Not all events can be processed in this way.  If we have the misfortune of living through an event so disturbing and traumatic that it defies remodelling,  then the memory remains active, unchanged, playing again and again like a tape through the mind as fresh as if it happened yesterday, preoccupying our daily thoughts and interrupting our sleep. This is a feature of what is known as Post Traumatic Stress Disorder (PTSD).  People with PTSD don’t dream; the tension of what has happened interrupts their sleep and defies modification by dream and thought.  It can only be replayed as a too-painful narrative, inviting edition yet confounding it.  A waking nightmare, their preoccupation robs them of past, future, meaning and life.  

 

Freud recognised how many of his patients suffered from unprocessed reminiscences.  Their trauma had not been worn away by time, but in some cases the memory was repressed and played out in a physical symptom seemingly disconnected from but still representing whatever caused it. 

 

In Michel Gondry’s cult film, Eternal Sunshine of the Spotless Mind,  Joel and Clementine, underwent some kind of brain stimulation treatment to erase memories of their unhappy love affair.  In real life, as shown in How does your memory work?,  Genevieve Smith Courtois takes propranolol, a common drug, that is been in our pharmacopeia for 40 years, to dampen the memory of a sexual assault she suffered nine years previously.

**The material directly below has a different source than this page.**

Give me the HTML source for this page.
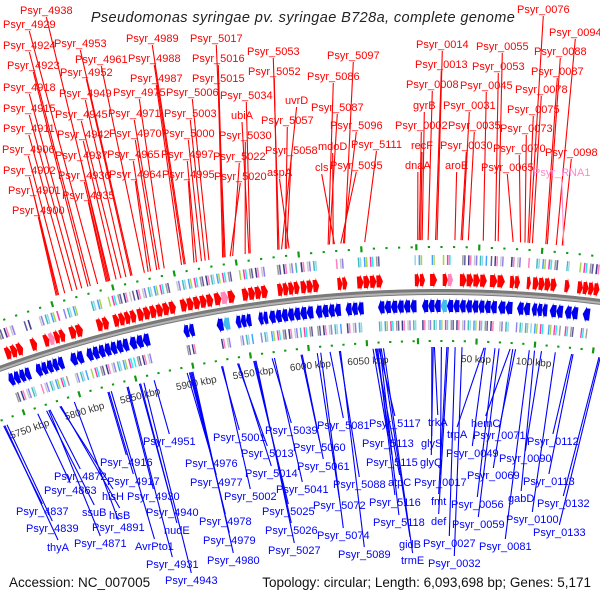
<!DOCTYPE html>
<html><head><meta charset="utf-8"><style>
html,body{margin:0;padding:0;background:#fff;width:600px;height:600px;overflow:hidden}
svg{display:block;font-family:"Liberation Sans",sans-serif}
</style></head><body>
<svg id="map" width="600" height="600" viewBox="0 0 600 600">
<text x="303" y="22" text-anchor="middle" font-size="14.5" font-style="italic" fill="#222" letter-spacing="0.4">Pseudomonas syringae pv. syringae B728a, complete genome</text>
<text x="9" y="587" font-size="13.5" fill="#111">Accession: NC_007005</text>
<text x="591" y="587" text-anchor="end" font-size="13.5" fill="#111">Topology: circular; Length: 6,093,698 bp; Genes: 5,171</text>
<g id="tracks"></g>
<g id="lines"></g>
<g id="labels"></g>
</svg>
<script>
// ---- data (kbp) ----
const genomeLen = 6093.7;
const tickPos = [5750,5800,5850,5900,5950,6000,6050,50,100];
const tickLabels = ["5750 kbp","5800 kbp","5850 kbp","5900 kbp","5950 kbp","6000 kbp","6050 kbp","50 kbp","100 kbp"];
const fwdRuns = [[5752,5767],[5774,5779],[5785,5803],[5807,5818],[5830,5840],[5844,5863],[5864,5896],[5900,5927],[5928,5945],[5951,5972],[5980,5998],[5999,6014],[6029,6037],[6045,6066],[6092,6.6],[10.7,16.4],[21,29.4],[35,57],[59.5,71.7],[75.8,84],[89.6,92.9],[94.5,114],[120.5,124.6],[131,149]];
const revRuns = [[5747,5766],[5771,5795],[5801,5812],[5815,5851],[5852,5869],[5898,5907],[5926,5937],[5942,5955],[5961,5969],[5970,5996],[5996,6007],[6009,6030],[6034,6049],[6061,6093],[3.8,66],[67,79],[82.8,93.6],[95,108],[110,121],[122.6,133.5],[137.6,143.5]];
const fwdNames = ["Psyr_4938","Psyr_4929","Psyr_4924","Psyr_4923","Psyr_4918","Psyr_4915","Psyr_4911","Psyr_4906","Psyr_4902","Psyr_4901","Psyr_4900","Psyr_4953","Psyr_4961","Psyr_4952","Psyr_4949","Psyr_4945","Psyr_4942","Psyr_4937","Psyr_4936","Psyr_4935","Psyr_4989","Psyr_4988","Psyr_4987","Psyr_4975","Psyr_4971","Psyr_4970","Psyr_4965","Psyr_4964","Psyr_5017","Psyr_5016","Psyr_5015","Psyr_5006","Psyr_5003","Psyr_5000","Psyr_4997","Psyr_4995","Psyr_5034","ubiA","Psyr_5030","Psyr_5022","Psyr_5020","Psyr_5053","Psyr_5052","uvrD","Psyr_5057","Psyr_5058","aspA","Psyr_5097","Psyr_5086","Psyr_5087","mdoD","cls","Psyr_5096","Psyr_5111","Psyr_5095","Psyr_0014","Psyr_0013","Psyr_0008","gyrB","Psyr_0002","recF","dnaA","Psyr_0055","Psyr_0053","Psyr_0045","Psyr_0031","Psyr_0035","Psyr_0030","aroE","Psyr_0065","Psyr_0070","Psyr_0073","Psyr_0075","Psyr_0078","Psyr_0087","Psyr_0088","Psyr_0076","Psyr_0094","Psyr_0098","Psyr_RNA1"];
const fwdPos = [5849,5839,5833,5831,5826,5822,5818,5812,5807,5806,5805,5867,5877,5866,5862,5858,5854,5848,5847,5846,5910,5909,5907,5893,5889,5887,5882,5880,5942,5941,5940,5929,5926,5923,5919,5917,5962,5961,5958,5948,5946,5985,5984,5987,5990,5991,5993,6037,6024,6025,6028,6029,6036,6053,6034,16.5,15.3,9.4,4.7,2.4,3.5,1.2,64.8,62.5,53.0,36.5,41.2,35.4,30.6,76.6,82.5,86.0,88.4,91.9,102.5,103.7,89.6,110.8,115.5,116.7];
const revNames = ["Psyr_4951","Psyr_4916","Psyr_4872","Psyr_4917","Psyr_4863","hisH","Psyr_4930","Psyr_4837","ssuB","Psyr_4940","hisB","Psyr_4839","Psyr_4891","nudE","thyA","Psyr_4871","AvrPto1","Psyr_4931","Psyr_4943","Psyr_4976","Psyr_4977","Psyr_4978","Psyr_4979","Psyr_4980","Psyr_5001","Psyr_5013","Psyr_5014","Psyr_5002","Psyr_5039","Psyr_5060","Psyr_5061","Psyr_5041","Psyr_5025","Psyr_5026","Psyr_5027","Psyr_5081","Psyr_5088","Psyr_5072","Psyr_5074","Psyr_5089","Psyr_5117","Psyr_5113","Psyr_5115","atpC","Psyr_5116","Psyr_5118","gidB","trmE","trkA","glyS","glyQ","Psyr_0017","fmt","def","Psyr_0027","Psyr_0032","hemC","trpA","Psyr_0071","Psyr_0049","Psyr_0069","Psyr_0056","Psyr_0059","Psyr_0081","Psyr_0090","Psyr_0112","gabD","Psyr_0113","Psyr_0100","Psyr_0132","Psyr_0133"];
const revPos = [5865,5824,5772,5825,5761,5781,5841,5730,5769,5852,5782,5733,5794,5853,5731,5771,5827,5842,5856,5894,5896,5897,5898,5899,5924,5938,5939,5925,5968,5993,5994,5970,5952,5953,5954,6018,6026,6007,6010,6027,6060,6055,6058,6057,6059,6061,6062,6064,14,11.8,13,20,24.7,25.9,31.8,37.7,79,56.6,83.7,57.7,81.3,66,69.5,95.5,106,132,100,133.2,117.9,155.6,156.7];
// ---- layout (label placement, px) ----
const fwdLX = [20,3,3,7,3,3,3,2,3,8,12,54,75,60,59,55,57,55,58,62,126,128,130,113,108,109,107,109,190,192,192,166,164,162,161,162,220,231,219,213,214,247,248,285,261,265,267,327,307,311,318,315,330,351,330,416,415,406,413,395,411,405,476,472,460,443,448,440,445,481,493,500,507,515,531,534,517,549,545,533];
const fwdLY = [10,24,45,65,87,108,128,149,170,190,210,43,59,72,93,114,134,155,175,195,38,58,78,92,113,133,154,174,38,58,78,92,113,133,154,174,95,115,135,156,176,51,71,100,120,150,172,55,76,107,146,167,125,144,165,44,64,84,105,125,145,165,46,66,85,105,125,145,165,167,148,128,109,89,71,51,9,32,152,172];
const revLX = [143,100,54,107,44,102,127,16,82,146,109,26,92,164,47,74,135,146,165,185,190,199,203,207,213,241,245,224,265,293,297,276,262,265,268,317,333,313,317,338,369,362,366,388,369,373,399,401,428,421,420,414,431,431,423,428,471,447,473,446,467,451,452,479,499,527,508,523,506,537,533];
const revLY = [441,462,476,481,490,496,496,511,512,512,515,528,527,530,547,543,546,564,580,463,482,521,540,560,437,453,473,496,430,447,466,489,511,530,550,425,484,505,535,554,423,443,462,482,502,522,544,560,422,443,462,482,501,521,543,563,423,434,435,453,475,504,524,546,458,441,498,481,519,503,532];

const palette = ['#ff1493','#87ceeb','#4682b4','#8a8a8a','#9acd32','#6b8e23','#191970','#00e5ee','#ff8c00','#c0c0c0','#483d8b','#bdb76b','#20b2aa','#ff69b4','#556b2f','#1e90ff','#7b68ee','#228b22'];
const NS='http://www.w3.org/2000/svg';
const CX=440, CY=1592, K=0.000936, OFF=18.8;
function ang(p){ if(p>3000) p-=genomeLen; return (p-OFF)*K; }
function pa(a,r){ return [CX+r*Math.sin(a), CY-r*Math.cos(a)]; }
function pt(p,r){ return pa(ang(p),r); }
function mk(tag,parent){ const e=document.createElementNS(NS,tag); parent.appendChild(e); return e; }
const tracks=document.getElementById('tracks'), lines=document.getElementById('lines'), labels=document.getElementById('labels');
function pts(arr){ return arr.map(q=>q[0].toFixed(2)+','+q[1].toFixed(2)).join(' '); }

// backbone
function arcPath(r,a0,a1){ let d=''; for(let a=a0;a<=a1+1e-9;a+=0.004){const q=pa(a,r); d+=(d?'L':'M')+q[0].toFixed(2)+','+q[1].toFixed(2);} return d; }
const bb=mk('path',tracks);


bb.setAttribute('d',arcPath(1300,-0.4,0.16)); bb.setAttribute('fill','none'); bb.setAttribute('stroke','#7a7a7a'); bb.setAttribute('stroke-width','6');
const bb2=mk('path',tracks);


bb2.setAttribute('d',arcPath(1299,-0.4,0.16)); bb2.setAttribute('fill','none'); bb2.setAttribute('stroke','#b5b5b5'); bb2.setAttribute('stroke-width','2');

// gene arrows + COG boxes
let gi=0;
function drawRuns(runs,dir){
  runs.forEach(function(run){
    const a0=ang(run[0]), a1=ang(run[1]);
    const n=Math.max(1,Math.round((a1-a0)/K/5));
    const step=(a1-a0)/n;
    for(let i=0;i<n;i++){
      const s=a0+i*step, e=a0+(i+1)*step;
      const r1=dir>0?1306:1280, r2=dir>0?1318:1292, rm=(r1+r2)/2;
      const head=Math.min(step*0.5, 3.2*K);
      let p;
      if(dir>0){ p=[pa(s,r1),pa(e-head,r1),pa(e-head,r1-2),pa(e,rm),pa(e-head,r2+2),pa(e-head,r2),pa(s,r2)]; }
      else { p=[pa(e,r1),pa(s+head,r1),pa(s+head,r1-2),pa(s,rm),pa(s+head,r2+2),pa(s+head,r2),pa(e,r2)]; }
      const poly=mk('polygon',tracks);
      
      
      poly.setAttribute('points',pts(p));
      poly.setAttribute('fill',dir>0?(gi%23===5?'#ff88bb':'#ff0000'):(gi%29===7?'#44bbee':'#0000ee'));
      gi++;
    }
    // COG boxes (thin stripes, sparse)
    const m=Math.max(1,Math.round((a1-a0)/K/1.6));
    const st=(a1-a0)/m;
    for(let j=0;j<m;j++){
      if((j+gi)%3===2) continue;
      const c0=a0+j*st, c1=c0+st*0.75;
      const q1=dir>0?1327:1262, q2=dir>0?1337:1272;
      const box=mk('polygon',tracks);
      
      
      box.setAttribute('points',pts([pa(c0,q1),pa(c1,q1),pa(c1,q2),pa(c0,q2)]));
      box.setAttribute('fill',palette[((j+gi)*7)%palette.length]);
      box.setAttribute('opacity','0.85');
    }
  });
}
drawRuns(fwdRuns,1);
drawRuns(revRuns,-1);

// green tick rings
function drawTick(p){
  const major=(Math.round(p)%50===0);
  [1345,1251].forEach(function(rr){
    const a=ang(p); const len=major?6:2;
    const q1=pa(a,rr-len/2), q2=pa(a,rr+len/2);
    const l=mk('line',tracks);
    
    
    l.setAttribute('x1',q1[0]);l.setAttribute('y1',q1[1]);l.setAttribute('x2',q2[0]);l.setAttribute('y2',q2[1]);
    l.setAttribute('stroke','#119911'); l.setAttribute('stroke-width','2.2');
  });
}
for(let p=5720;p<=6093;p+=10){ drawTick(p); }
for(let p=0;p<=170;p+=10){ drawTick(p); }
// tick labels
tickPos.forEach(function(p,i){
  const a=ang(p), q=pa(a,1233);
  const t=mk('text',tracks);
  
  
  t.setAttribute('x',q[0]); t.setAttribute('y',q[1]+3);
  t.setAttribute('text-anchor','middle'); t.setAttribute('font-size','10'); t.setAttribute('fill','#333');
  t.setAttribute('transform','rotate('+(a*180/Math.PI).toFixed(2)+' '+q[0]+' '+q[1]+')');
  t.textContent=tickLabels[i];
});

// gene labels
function drawLabels(names,pos,lx,ly,dir){
  names.forEach(function(nm,i){
    const pink=nm==='Psyr_RNA1';
    const col=dir>0?(pink?'#ff88cc':'#ff0000'):'#0000ff';
    const t=mk('text',labels);
    
    
    t.setAttribute('x',lx[i]); t.setAttribute('y',ly[i]+4);
    t.setAttribute('font-size','11'); t.setAttribute('fill',col);
    t.textContent=nm;
    const w=t.getComputedTextLength?t.getComputedTextLength():nm.length*5.5;
    const cx=lx[i]+w/2;
    const g=pt(pos[i],dir>0?1352:1245);
    const l=mk('line',lines);
    
    
    l.setAttribute('x1',cx); l.setAttribute('y1',dir>0?ly[i]+7:ly[i]-7);
    l.setAttribute('x2',g[0]); l.setAttribute('y2',g[1]);
    l.setAttribute('stroke',col); l.setAttribute('stroke-width','1.1');
  });
}
drawLabels(fwdNames,fwdPos,fwdLX,fwdLY,1);
drawLabels(revNames,revPos,revLX,revLY,-1);
</script>
</body></html>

While recollecting the assault under laboratory conditions under the influence of propranolol,  her symptoms diminished to below the post traumatic threshold.  This illustrates the capacity of recall to remodel memory.  Propranolol is often prescribed for panic attacks.  By diminishing emotional tension, it reduces the intensity of the recall to a point where it can be allowed to wear away.  The group of tranquillisers known as benzodiazepines are commonly used to block the memory of  disturbing and painful surgical procedures.       

 

But although amnesic drugs may help us deal with trauma,  they are not necessarily such a good thing.  We all learn from experience and gain a deeper sense of ourselves.  Our identities are based on our memories.  Suppressing those memories we find painful might just convert people to cheerful automatons, Stepford wives.  With no pain and passion, there would no great literature, no great art or poetry.  Life would become meaningless.  All that might be left is a disturbing sense that we had lost it without ever knowing what it is.